Salue Jean Paul. I lived in Paris about a decade and met several audiophiles as we were regular customers of La Maison D'Audiophile shop including once Jean Hiraga who was selling there his Lectron amp. I built then my first 300B SET. To be more clear, The first SET I had I (son of TV repair) was 12 years old which was a chassis of German radio from late 30's with AD1/NF2.
The Marantz 8b is described in Jean Hiraga's book That you see the spectrum compared to 300B. The designer Sydne smith, used purposely a dirty IF/detector tube 6BH6, biased at very nonlinear region to provoke square law function. My opinion is that the frequency domain is not the reason but in time domain. when a pinched cord, drum beat, consonants, all have a high positive pulse first a followed by less negative to decay gradually, If the amp amplifies more the positive then the negative ones, the sound becomes better pronounced with more presence. It has nothing to do with saturation as it acts at low levels.

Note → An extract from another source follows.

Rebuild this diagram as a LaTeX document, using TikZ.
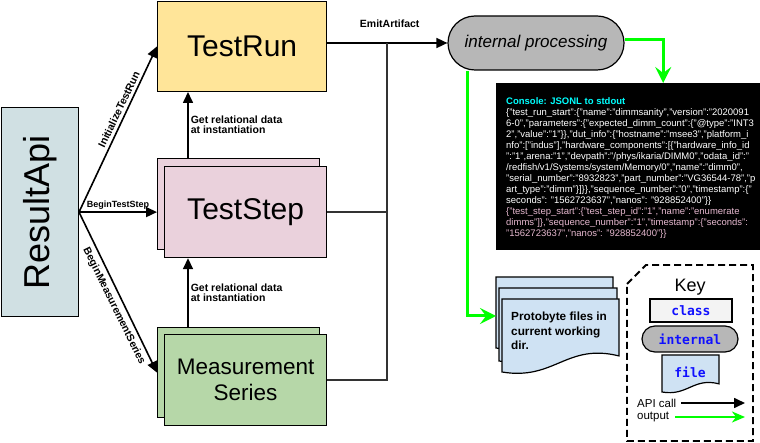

In my circuit I use the transistor with CCS to get the same square law as S. Smith did once upon a time, nothing new here under the sun.
The question is, why with BJT, I have less bass than MOSFET? I think the input impedance of BJT depends upon the amount of feedback it gets on the emitter. If the chip, because of internal thermal feedback for example pours less bass, than the input impedance will be very low and the input capacitor will act as high pass filter. With MOSFET, the impedance is always high.
Why the BJT has more pronounced high frequencies? I have no idea.
Here in Asia including Russians, fine female voices are the main reason of HIFI, they need to hear this very smooth high pitch as Mireille Mathieu or Mathe Altery kind of. A few weeks ago, two motorbike taxi drivers were listening Jazz music from an amplified speaker, Never I have seen Thai ordinary people listen to Jazz, They were simply listening to the very smooth clean sound of the saxophone that the speaker/amp designer succeeded to reproduce.